What to write down right after a reading

Immediately after a spread, while the impressions are fresh, capture three things. What the cards seemed to be saying about the situation overall. What you specifically expected to happen, as concretely as possible. And a timeframe, even a rough one: "within the next few weeks," "by the end of the month."

Vague predictions are almost impossible to evaluate later. "Something will shift" is always technically true. "I think she'll reach out before the end of the month" is something you can actually check.

When to come back

Set a revisit date when you log the reading. Two to four weeks works well for most readings.

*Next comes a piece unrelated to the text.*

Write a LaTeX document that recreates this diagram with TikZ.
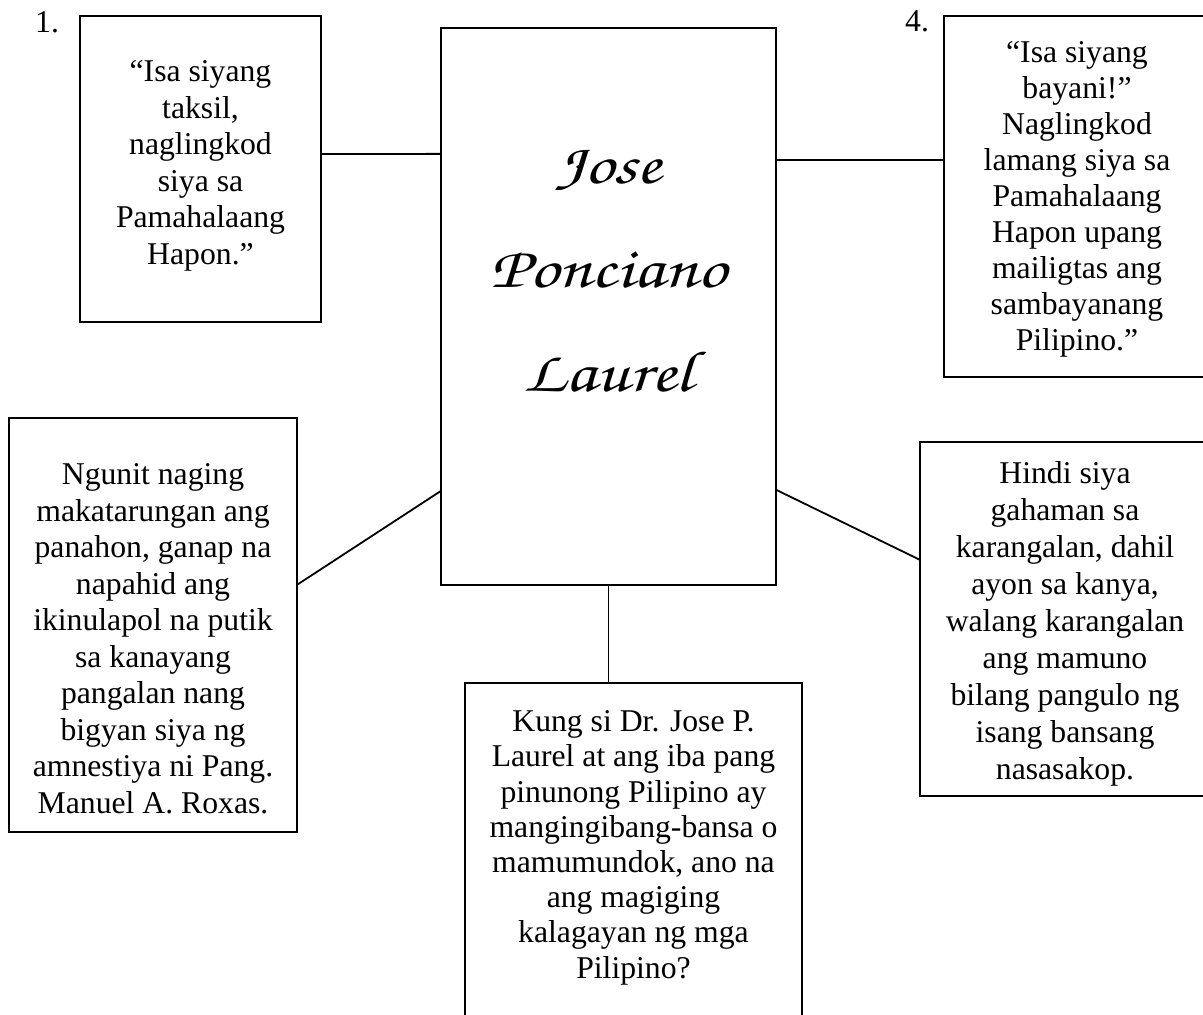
\documentclass[tikz,border=0pt]{standalone}
\usepackage[T1]{fontenc}
\usepackage{fontspec}
\usepackage{graphicx}
\setmainfont{Liberation Serif}
\usetikzlibrary{positioning,calc}

\newcommand{\namefont}{\fontencoding{T1}\fontfamily{pzc}\fontseries{mb}\fontshape{it}\fontsize{58}{104}\selectfont}
\newcommand{\wide}[1]{\scalebox{1.25}[1]{#1}}

\tikzset{
  box/.style={draw, line width=1.8pt, anchor=north west, inner sep=0pt, outer sep=0pt},
  txt/.style={align=center, inner sep=0pt, font=\fontsize{31.7}{36.5}\selectfont},
  link/.style={line width=1.8pt},
}

\begin{document}
\begin{tikzpicture}[x=1pt, y=-1pt]
  \useasboundingbox (0,0) rectangle (1203,1015);
  \clip (0,0) rectangle (1203,1015);

  % the boxes
  \node[box, minimum width=335pt, minimum height=557pt] (jpl) at (441,28) {};
  \node[box, minimum width=241pt, minimum height=306pt] (taksil) at (80,16) {};
  \node[box, minimum width=266pt, minimum height=361pt] (bayani) at (944,16) {};
  \node[box, minimum width=288pt, minimum height=414pt] (amnestiya) at (9,418) {};
  \node[box, minimum width=290pt, minimum height=354pt] (gahaman) at (920,442) {};
  \node[box, minimum width=337pt, minimum height=350pt] (kalagayan) at (465,683) {};

  % numbers
  \node[txt, anchor=base west] (num1) at (35,32) {1.};
  \node[txt, anchor=base west] (num4) at (905,31) {4.};

  % texts
  \node[align=center, inner sep=0pt, font=\namefont] (pangalan) at ([yshift=36pt]jpl.center) {\wide{Jose}\\\wide{Ponciano}\\\wide{Laurel}};
  \node[txt, below=44.5pt of taksil.north] (t1) {“Isa siyang\\taksil,\\naglingkod\\siya sa\\Pamahalaang\\Hapon.”};
  \node[txt, below=25.5pt of bayani.north, font=\fontsize{31.7}{36}\selectfont] (t4) {“Isa siyang\\bayani!”\\Naglingkod\\lamang siya sa\\Pamahalaang\\Hapon upang\\mailigtas ang\\sambayanang\\Pilipino.”};
  \node[txt, below=45.5pt of amnestiya.north] (t2) {Ngunit naging\\makatarungan ang\\panahon, ganap na\\napahid ang\\ikinulapol na putik\\sa kanayang\\pangalan nang\\bigyan siya ng\\amnestiya ni Pang.\\Manuel A. Roxas.};
  \node[txt, below=19.5pt of gahaman.north, font=\fontsize{31.7}{37}\selectfont] (t5) {Hindi siya\\gahaman sa\\karangalan, dahil\\ayon sa kanya,\\walang karangalan\\ang mamuno\\bilang pangulo ng\\isang bansang\\nasasakop.};
  \node[txt, below=27.5pt of kalagayan.north, font=\fontsize{31.7}{35.2}\selectfont] (t3) {Kung si Dr. Jose P.\\Laurel at ang iba pang\\pinunong Pilipino ay\\mangingibang-bansa o\\mamumundok, ano na\\ang magiging\\kalagayan ng mga\\Pilipino?};

  % lines to the middle
  \draw[link] ($(taksil.north east)!0.451!(taksil.south east)$) -- ($(jpl.north west)!0.226!(jpl.south west)$);
  \draw[link] ($(jpl.north east)!0.237!(jpl.south east)$) -- ($(bayani.north west)!0.399!(bayani.south west)$);
  \draw[link] ($(jpl.north west)!0.831!(jpl.south west)$) -- ($(amnestiya.north east)!0.403!(amnestiya.south east)$);
  \draw[link] ($(jpl.north east)!0.829!(jpl.south east)$) -- ($(gahaman.north west)!0.333!(gahaman.south west)$);
  \draw[link] (jpl.south) -- (jpl.south |- kalagayan.north);
\end{tikzpicture}
\end{document}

For spreads about bigger questions (a year-ahead reading, a major life decision), three months is more realistic.

When you come back, resist the urge to reinterpret the cards. Look at what you wrote at the time. Ask yourself honestly: did this play out? Partly? Not at all? And if it didn't, is there something the cards were pointing to that you missed?

What the patterns will show you

After six months of doing this, something interesting happens. You start to see where your intuition is strongest. Maybe you read career and money questions clearly. Maybe relationship readings are where you tend to over-interpret or project. Maybe your timing is usually off by a few weeks in one direction.

That kind of self-knowledge doesn't come from reading tarot. It comes from watching yourself read tarot over time.

That's the difference between a reader who's been doing this for five years and one who's been learning for five years. One of them has been paying attention to the feedback.